Every since I was knee high to a grasshopper I've had a Special relationship with the Lord. I remember nights singing to him until I would fall asleep. I'd tell him all my secrets most little girls would whisper to their Barbie dolls or friends on the playground. I would secretly pray to him when an ambulance whizzed by or when I caught a glimpse of tragedy on the nightly news.
This all came about I'm sure because every single year I was in a new school, new town, new house....thanks to my Dad serving in the Navy. I never connected with people, never had the sleepover, back yard birthday party experience. It was just me, my parents, and the Lord. I never realized how important my relationship would truly become one day. How I would need to depend and lean on Him so much. That one day I would not be able to breathe without him filling my lungs first.
Even as I grew up and became a young adult God was my center rock. As life changed and I married there became a distance between God and I. Almost like a child moving out and starting their own life. Coming home to visit only when laundry needs to be washed or a late bill needs desperately paid. That was me in my late 20's and early 30's. Autism, Kids, making my Husband happy, homeschooling, health matters, money, just life in general became my primary focus. God was just for church, nightly prayers and the daily distress pleas.

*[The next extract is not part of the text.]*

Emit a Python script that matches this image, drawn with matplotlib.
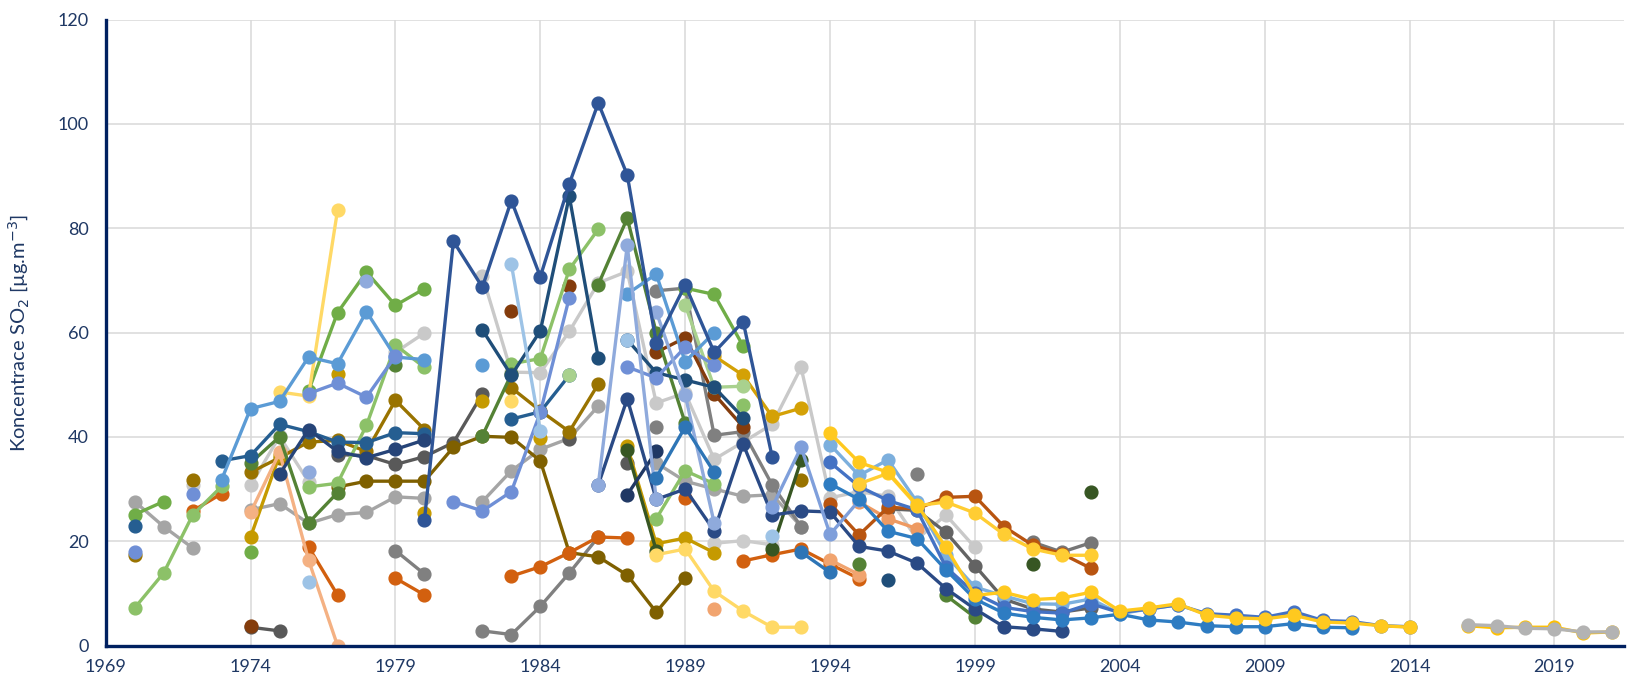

I lost my relationship, Not my Belief.
It took something drastic in my Family to bring me to my knees. To fall at the Lord's feet and have the Veil lifted from my eyes. I had been running scared for years instead of living in light. It's a Beautiful thing to wake up without a heavy confused heart. I have this amazing sense of Peace!
We all have a God Shaped Hole that we try to fill up with
money, addictions, other people's love and approval, material things, desires, job titles, fame, likes and friends on social media and ton of other things that make us Stay in Denial.
But, when we realize that Nothing fits in that hole but a relationship with God we will then find Peace, Wholeness, Acceptance, Love, Contentment, Grace, Satisfaction, Thankfulness, Hope, Health, Friendship and Clarity. I have this right now, just like I did as a little girl.
Have you ever experienced this kind of Spiritual Transformation?